> Stated exercise
Will you output all of the data below exactly, omitting the images?

> Source excerpt
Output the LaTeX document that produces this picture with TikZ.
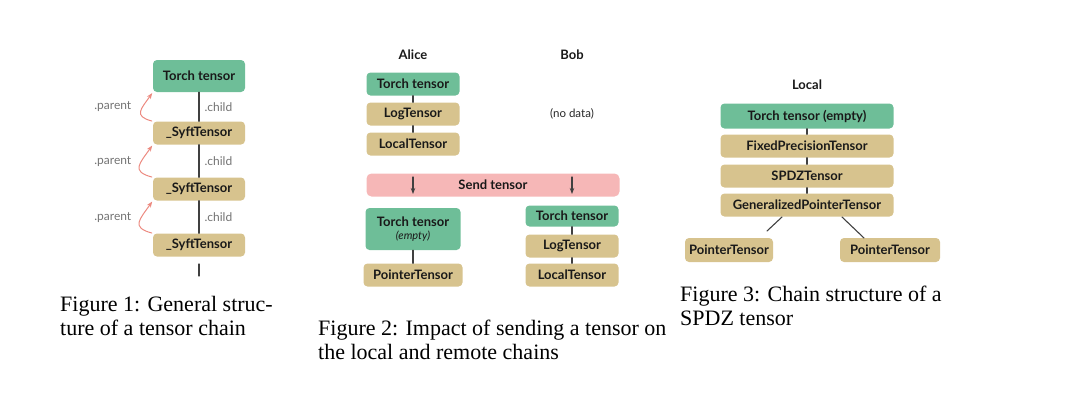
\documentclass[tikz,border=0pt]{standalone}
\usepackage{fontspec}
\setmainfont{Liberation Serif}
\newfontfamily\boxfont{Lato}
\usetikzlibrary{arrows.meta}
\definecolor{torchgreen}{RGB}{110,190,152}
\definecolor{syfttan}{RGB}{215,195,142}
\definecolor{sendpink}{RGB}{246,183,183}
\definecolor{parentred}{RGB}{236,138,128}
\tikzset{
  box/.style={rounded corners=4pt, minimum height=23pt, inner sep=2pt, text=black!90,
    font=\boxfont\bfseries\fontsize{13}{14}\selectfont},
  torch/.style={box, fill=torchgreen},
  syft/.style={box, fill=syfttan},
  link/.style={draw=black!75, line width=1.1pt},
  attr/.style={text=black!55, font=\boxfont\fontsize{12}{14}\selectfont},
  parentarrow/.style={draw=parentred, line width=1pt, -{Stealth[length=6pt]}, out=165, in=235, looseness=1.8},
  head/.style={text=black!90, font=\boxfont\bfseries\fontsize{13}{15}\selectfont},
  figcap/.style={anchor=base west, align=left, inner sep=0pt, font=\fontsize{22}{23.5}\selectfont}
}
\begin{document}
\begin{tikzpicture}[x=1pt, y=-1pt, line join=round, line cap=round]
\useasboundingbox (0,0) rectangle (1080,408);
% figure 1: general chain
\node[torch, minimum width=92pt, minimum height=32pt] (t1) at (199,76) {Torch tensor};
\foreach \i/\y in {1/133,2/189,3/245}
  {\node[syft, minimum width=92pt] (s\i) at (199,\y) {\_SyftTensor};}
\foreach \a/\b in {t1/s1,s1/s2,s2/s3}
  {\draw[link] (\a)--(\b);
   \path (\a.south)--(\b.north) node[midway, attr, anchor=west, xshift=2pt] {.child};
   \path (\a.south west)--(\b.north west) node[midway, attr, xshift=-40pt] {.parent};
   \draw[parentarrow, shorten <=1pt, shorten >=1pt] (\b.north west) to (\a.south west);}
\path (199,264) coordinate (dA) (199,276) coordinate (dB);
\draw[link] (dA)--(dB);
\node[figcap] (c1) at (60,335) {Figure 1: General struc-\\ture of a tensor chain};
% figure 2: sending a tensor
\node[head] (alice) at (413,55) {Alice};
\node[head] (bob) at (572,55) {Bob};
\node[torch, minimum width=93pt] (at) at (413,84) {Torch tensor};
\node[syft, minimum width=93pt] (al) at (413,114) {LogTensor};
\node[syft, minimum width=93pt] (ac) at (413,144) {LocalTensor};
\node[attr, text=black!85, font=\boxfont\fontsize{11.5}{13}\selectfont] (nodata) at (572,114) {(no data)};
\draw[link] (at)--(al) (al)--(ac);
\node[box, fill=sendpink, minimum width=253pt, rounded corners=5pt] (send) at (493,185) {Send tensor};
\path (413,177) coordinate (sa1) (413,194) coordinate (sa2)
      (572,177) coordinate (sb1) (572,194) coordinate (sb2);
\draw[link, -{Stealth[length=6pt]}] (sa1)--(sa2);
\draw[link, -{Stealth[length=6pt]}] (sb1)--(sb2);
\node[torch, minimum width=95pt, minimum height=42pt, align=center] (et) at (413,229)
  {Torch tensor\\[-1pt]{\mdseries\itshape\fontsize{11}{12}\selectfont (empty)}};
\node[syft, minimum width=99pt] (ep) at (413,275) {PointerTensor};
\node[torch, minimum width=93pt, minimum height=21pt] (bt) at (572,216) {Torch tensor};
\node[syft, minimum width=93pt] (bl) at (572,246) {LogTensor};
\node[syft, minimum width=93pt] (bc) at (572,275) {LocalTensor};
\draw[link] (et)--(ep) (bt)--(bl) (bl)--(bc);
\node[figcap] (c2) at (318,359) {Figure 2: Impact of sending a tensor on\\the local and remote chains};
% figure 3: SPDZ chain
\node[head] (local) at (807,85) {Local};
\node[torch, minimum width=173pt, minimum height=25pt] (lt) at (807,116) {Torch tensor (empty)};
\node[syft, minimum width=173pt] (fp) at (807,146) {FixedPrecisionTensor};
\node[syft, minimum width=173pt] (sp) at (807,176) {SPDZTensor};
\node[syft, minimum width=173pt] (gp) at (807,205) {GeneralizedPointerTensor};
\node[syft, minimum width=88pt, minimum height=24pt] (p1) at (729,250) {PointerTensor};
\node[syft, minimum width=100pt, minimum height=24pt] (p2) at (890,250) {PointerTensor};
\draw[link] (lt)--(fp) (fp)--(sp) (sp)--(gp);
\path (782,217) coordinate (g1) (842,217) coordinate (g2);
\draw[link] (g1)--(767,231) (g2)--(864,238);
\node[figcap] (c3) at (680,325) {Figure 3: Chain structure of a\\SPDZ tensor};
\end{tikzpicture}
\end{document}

> Exercise result
Output the LaTeX document that produces this picture with TikZ.
\documentclass[tikz,border=0pt]{standalone}
\usepackage{fontspec}
\setmainfont{Liberation Serif}
\newfontfamily\boxfont{Lato}
\usetikzlibrary{arrows.meta}
\definecolor{torchgreen}{RGB}{110,190,152}
\definecolor{syfttan}{RGB}{215,195,142}
\definecolor{sendpink}{RGB}{246,183,183}
\definecolor{parentred}{RGB}{236,138,128}
\tikzset{
  box/.style={rounded corners=4pt, minimum height=23pt, inner sep=2pt, text=black!90,
    font=\boxfont\bfseries\fontsize{13}{14}\selectfont},
  torch/.style={box, fill=torchgreen},
  syft/.style={box, fill=syfttan},
  link/.style={draw=black!75, line width=1.1pt},
  attr/.style={text=black!55, font=\boxfont\fontsize{12}{14}\selectfont},
  parentarrow/.style={draw=parentred, line width=1pt, -{Stealth[length=6pt]}, out=165, in=235, looseness=1.8},
  head/.style={text=black!90, font=\boxfont\bfseries\fontsize{13}{15}\selectfont},
  figcap/.style={anchor=base west, align=left, inner sep=0pt, font=\fontsize{22}{23.5}\selectfont}
}
\begin{document}
\begin{tikzpicture}[x=1pt, y=-1pt, line join=round, line cap=round]
\useasboundingbox (0,0) rectangle (1080,408);
% figure 1: general chain
\node[torch, minimum width=92pt, minimum height=32pt] (t1) at (199,76) {Torch tensor};
\foreach \i/\y in {1/133,2/189,3/245}
  {\node[syft, minimum width=92pt] (s\i) at (199,\y) {\_SyftTensor};}
\foreach \a/\b in {t1/s1,s1/s2,s2/s3}
  {\draw[link] (\a)--(\b);
   \path (\a.south)--(\b.north) node[midway, attr, anchor=west, xshift=2pt] {.child};
   \path (\a.south west)--(\b.north west) node[midway, attr, xshift=-40pt] {.parent};
   \draw[parentarrow, shorten <=1pt, shorten >=1pt] (\b.north west) to (\a.south west);}
\path (199,264) coordinate (dA) (199,276) coordinate (dB);
\draw[link] (dA)--(dB);
\node[figcap] (c1) at (60,335) {Figure 1: General struc-\\ture of a tensor chain};
% figure 2: sending a tensor
\node[head] (alice) at (413,55) {Alice};
\node[head] (bob) at (572,55) {Bob};
\node[torch, minimum width=93pt] (at) at (413,84) {Torch tensor};
\node[syft, minimum width=93pt] (al) at (413,114) {LogTensor};
\node[syft, minimum width=93pt] (ac) at (413,144) {LocalTensor};
\node[attr, text=black!85, font=\boxfont\fontsize{11.5}{13}\selectfont] (nodata) at (572,114) {(no data)};
\draw[link] (at)--(al) (al)--(ac);
\node[box, fill=sendpink, minimum width=253pt, rounded corners=5pt] (send) at (493,185) {Send tensor};
\path (413,177) coordinate (sa1) (413,194) coordinate (sa2)
      (572,177) coordinate (sb1) (572,194) coordinate (sb2);
\draw[link, -{Stealth[length=6pt]}] (sa1)--(sa2);
\draw[link, -{Stealth[length=6pt]}] (sb1)--(sb2);
\node[torch, minimum width=95pt, minimum height=42pt, align=center] (et) at (413,229)
  {Torch tensor\\[-1pt]{\mdseries\itshape\fontsize{11}{12}\selectfont (empty)}};
\node[syft, minimum width=99pt] (ep) at (413,275) {PointerTensor};
\node[torch, minimum width=93pt, minimum height=21pt] (bt) at (572,216) {Torch tensor};
\node[syft, minimum width=93pt] (bl) at (572,246) {LogTensor};
\node[syft, minimum width=93pt] (bc) at (572,275) {LocalTensor};
\draw[link] (et)--(ep) (bt)--(bl) (bl)--(bc);
\node[figcap] (c2) at (318,359) {Figure 2: Impact of sending a tensor on\\the local and remote chains};
% figure 3: SPDZ chain
\node[head] (local) at (807,85) {Local};
\node[torch, minimum width=173pt, minimum height=25pt] (lt) at (807,116) {Torch tensor (empty)};
\node[syft, minimum width=173pt] (fp) at (807,146) {FixedPrecisionTensor};
\node[syft, minimum width=173pt] (sp) at (807,176) {SPDZTensor};
\node[syft, minimum width=173pt] (gp) at (807,205) {GeneralizedPointerTensor};
\node[syft, minimum width=88pt, minimum height=24pt] (p1) at (729,250) {PointerTensor};
\node[syft, minimum width=100pt, minimum height=24pt] (p2) at (890,250) {PointerTensor};
\draw[link] (lt)--(fp) (fp)--(sp) (sp)--(gp);
\path (782,217) coordinate (g1) (842,217) coordinate (g2);
\draw[link] (g1)--(767,231) (g2)--(864,238);
\node[figcap] (c3) at (680,325) {Figure 3: Chain structure of a\\SPDZ tensor};
\end{tikzpicture}
\end{document}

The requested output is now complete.